PESHAWAR, Pakistan (AFP) — A suspected US missile strike on a militant training camp in Pakistan's tribal belt bordering Afghanistan killed a top Taliban commander and at least 15 other people, officials said Monday.

The attack was the latest in a series on Pakistani soil which have sharply raised tensions between Washington and Islamabad, a key ally in the US campaign against Al-Qaeda and the Taliban.

Officials said the strike in the lawless South Waziristan area on Sunday night killed Haji Omar Khan, a lieutenant of veteran Afghan Taliban chieftain and former anti-Soviet fighter Jalaluddin Haqqani.

"The death toll has gone up to 16 as six more bodies have been recovered from the site. Senior Taliban commander Haji Omar died in the strike," local administration official Mawaz Khan told AFP.

Another government official quoting local sources said up to 20 people were killed, mostly Pakistani Taliban fighters, adding that a team was on its way to the area to investigate.

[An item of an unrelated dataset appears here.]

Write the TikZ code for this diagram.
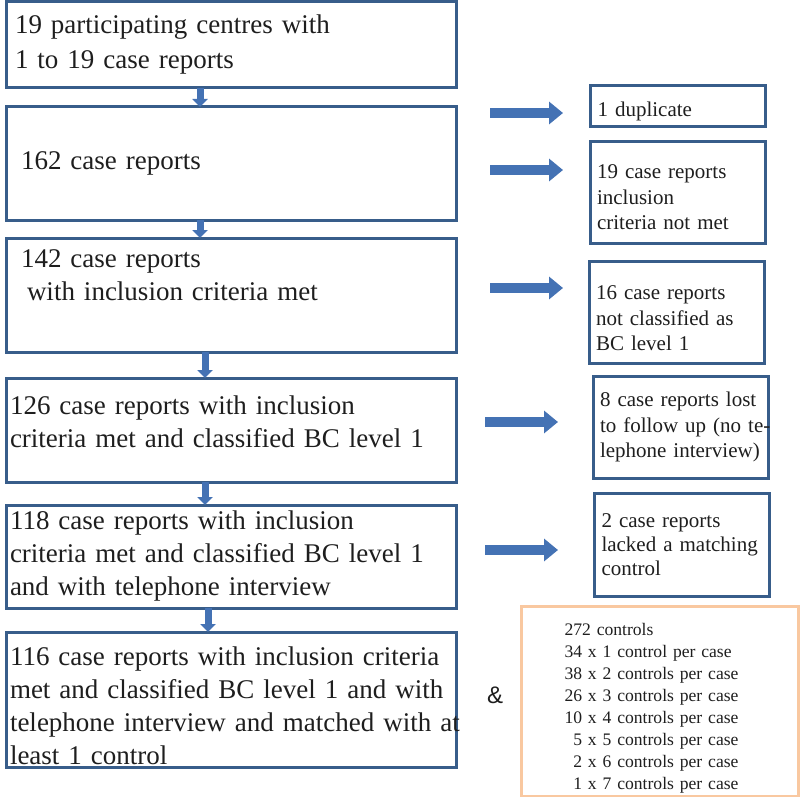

Khan was active in attacks on US-led and NATO troops across the border in Afghanistan, local residents and security officials said.

He was a cousin of late Taliban commander Nek Mohammed, who was killed in 2004 in one of the first apparent US missile strikes in the region.

"Omar was sending fighters into Afghanistan and commanded them in several outings. He did not have any political affiliations and was linked to Haqqani," a security official said on condition of anonymity.

Sunday's strike was the 12th such incident in the past 10 weeks, all of which have been blamed on US-led coalition forces or CIA drones based in Afghanistan.

Many of them have targeted militants who, like Khan, were close to Haqqani, who is increasingly seen in Washington as one of the prime movers behind the escalating unrest in Afghanistan.

A religious school operated by Haqqani was targeted in another suspected US missile strike last Thursday, killing 11 people.

Haqqani was one of the most prominent Afghan commanders who fought the Soviet Red Army between 1978 and 1989. He subsequently became close to Mullah Omar, the leader of the 1996-2001 Taliban regime in Afghanistan.

The strike came as the New York Times reported that the United States is refraining from using its special forces on Pakistani territory following a September 3 raid that resulted in civilian casualties and vehement protests from Islamabad.

The US military has stepped up attacks on militants in Pakistani territory since a new civilian government came to power in Islamabad in March, and the incidents have become an issue in the US presidential election.

Pakistani President Asif Ali Zardari has promised zero tolerance against violations of his country's sovereignty amid the strikes.

According to The New York Times, after the September 3 raid, Pakistani national security adviser Mahmud Ali Durrani made an unannounced visit to Washington and voiced his country's anger in person to top White House officials, including national security adviser Stephen Hadley.

But while ground raids have stopped, attacks by remotely piloted Predator aircraft, which are operated by the Central Intelligence Agency, have increased sharply in the past three months, the report said.

Pakistani troops on Sunday killed 11 Taliban militants in clashes in a tribal area on the border with Afghanistan which is seen as a safe haven for Islamic extremists, officials said.

The clashes in Bajaur came one day after the military announced it had recaptured an Al-Qaeda and Taliban stronghold in the area after two months of fighting which left 1,500 rebels and 73 soldiers dead.

In one incident, insurgents attacked a security post on the outskirts of Bajaur's main town of Khar. Troops retaliated, killing six rebels, a security official said.

Five more fighters were killed when troops attacked a suspected militant base in Charmang district, another security official said, adding that two militant vehicles were destroyed by helicopter shelling.